Flygskam or 'flight-shaming' is an environmental movement across Europe which is encouraging people to stop taking flights as a means of transport.
Flygskam is a Swedish word and literally translates as 'flight shame'.
It is a climate change movement, which encourages people to stop travelling by plane.
Find out more about where it came from below.
It's the name of an anti-flying movement that started in Sweden when Swedish singer Staffan Lindberg wrote an article, which was signed by five famous friends.
Olympic winter gold medallist Bjorn Ferry and young activist Greta Thunberg's mum Malena Ernman signed the article with a commitment to give up flying.
The movement suggests that people should feel embarrassed or ashamed to take planes because of the negative impact they have on the environment.

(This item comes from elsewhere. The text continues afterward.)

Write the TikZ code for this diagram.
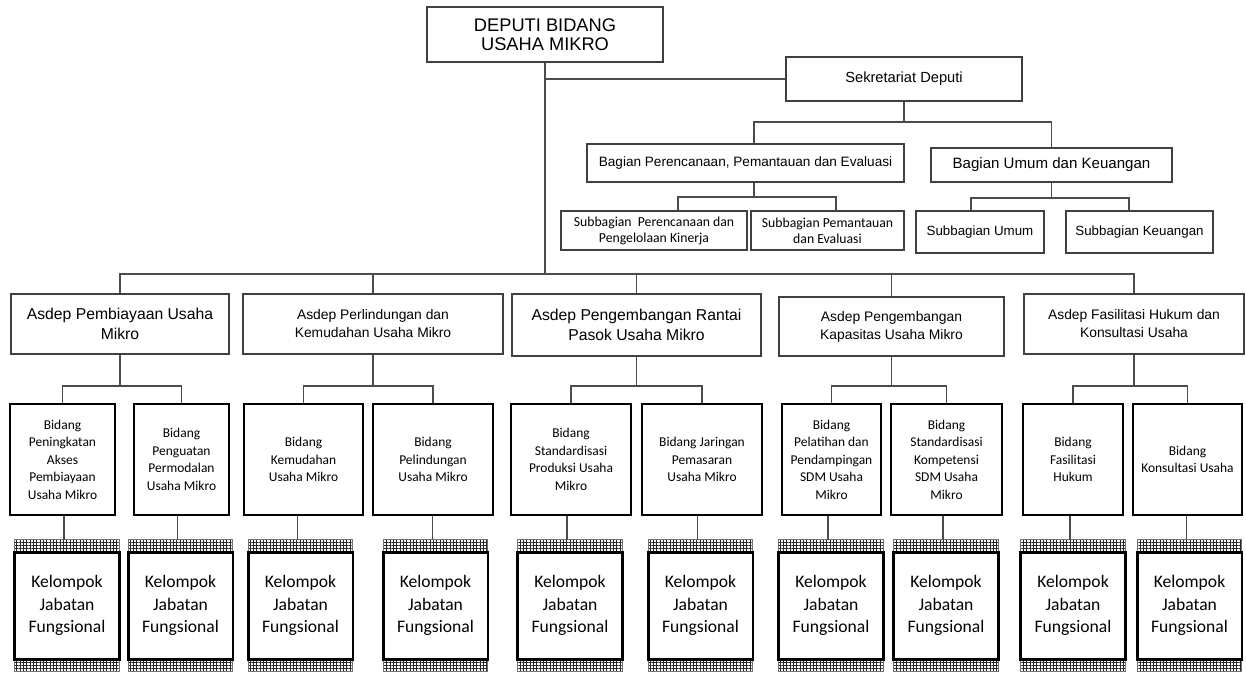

Climate change activist Greta Thunberg has backed the campaign and made it a part of her 'awareness tour' around Europe.
The activist, who has not flown on a plane since 2015, travelled to London from Stockholm in Sweden by train to urge others to turn their backs on flying.
It's hard to say exactly how many people are involved in the movement, but Sweden has seen a rise in rail travel over the last couple of years and a decrease in flights.
The number of passengers flying at Sweden's ten busiest airports fell by 8% from January to April this year, according to Swedavia who run Sweden's airports.
The chief executive of SAS, one of Scandinavia's biggest airlines, blames the movement for a fall in passenger numbers in Sweden.
He told a Norweigan newspaper that he was "convinced" the movement was behind a decline in Swedish air traffic.
Some people have been critical of the movement because they say that it places blame or feelings of embarrassment onto the passengers, when it is really the airlines and industries associated with it who should feel guilty for impact that they are having on the planet.